I was a graphic designer but I have always loved drawing and making art. I had a dream of becoming an artist since I was a little kid. As I grew older, I studied graphic design and enjoyed working as a graphic designer, but I always knew my true passion was creating art for children. It reminded me of a child’s innocence and my own childhood imaginations which makes me nostalgic and warm. I started preparing my portfolio for the market for a year, and now I am a professional illustrator.
Did you attend art school or undertake any other formal artistic training?
- I graduated with an advanced diploma in graphic design from Humber college in Toronto, Canada. It was a three year program that covered advertising, packaging design, info graphic, illustration, web design, etc. After graduating, I became an in house graphic designer.
Who or what have been some of your major artistic influences?
- I used to watch and read a lot of Japanese comic books and animations. Miyazaki Hayao’s films(My Neighbor Totoro, Spirited Away, Kiki’s Delivery Service, etc) definitely influenced on me a lot and I still love his films!
Which books from your own childhood really stand out?
- I used to have a classic children’s storybook collection that my mom bought me. I think the art was illustrated by a Japanese artist (don’t remember who it was! ). The illustrations in the books were so beautiful and I read them over and over again just to look at the artwork. My favourite one was Ariel the mermaid. Even though I was 3 or 4, I still remember the sad ending!
Do you keep a sketch book?
- Yes I do! Keeping a sketchbook is the best way to stay inspired and record great ideas. Sometimes I just draw on sketchbooks to release stress scribbling flowers and random shapes.
How many times do you tend to draw a character until you are happy with it?
- Each time is different depending on how well and detailed the texts describe the characters. If the scripts describe the character very precisely, it wouldn’t take many sketches to build the character I’m happy with. Otherwise I would draw many pages to get the right “vibe” of the character if the script describes abstractly.
Take us behind the scenes and describe your studio / workspace.
- Whether client work or personal projects, I always draw at my desk. I have a simple workspace. It’s just my desk iMac, Cintiq, and my iPad. There are some notebooks, pencil cups, and small sketchbooks (and some random junk) at the corner. I love drawing in traditional media but I don’t collect art supplies much. I always keep my planner right beside me. It helps me figure out what I’m supposed to be working on and what to do next quick.

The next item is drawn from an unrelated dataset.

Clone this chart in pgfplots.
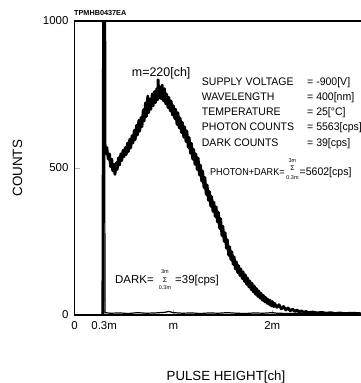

Outline your dream project.
- My dream project would be illustrating a picture book of Anne of Green Gables in traditional media. I’m a huge fan of Anne of Green Gables, I love the story and all the characters in the story. It makes me so happy even just thinking about it.
Talk us through the process of creating one of your latest illustrations or books.
- The book I recently illustrated was released a few months ago. It was about the Korean traditional family culture. I read the manuscript that the publisher sent me over and over to visualize all the characters. Then I started sketching the scenes I needed to illustrate. Once the sketches got approved, colouring started. I use Adobe Photoshop to both sketch and colour the entire artwork. The designer from the publishing company sent me feedback on it and asked me to revise a few little details such as facial expressions, background colours, etc. Once the colouring got approved, I sent them final work files. Then after a few months, the publisher released the book. It’s always so fulfilling to see the books I illustrated at book stores and online shops!
What are some of your favourite subjects to draw?
- Children! I love drawing children with all kinds of different emotions and environment. I feel like drawing children reflects my inner self a lot.
What advice would you offer someone just starting out as a children’s illustrator?
- Keep putting yourself out there! I think advertising yourself is as important as building portfolio pieces. Manage your social media accounts wisely, be consistent, and build your brand.
How important is it for you to be part of a creative community of people?
- Being an illustrator can be very lonely, and make you easily isolated from the world because of work environment and lifestyle. To avoid that, it’s very important to be part of a creative community. I always try to get involved in some online and offline communitiesto get informed of the industry, trends, supports as well as to network with other creatives and share thoughts and opinions.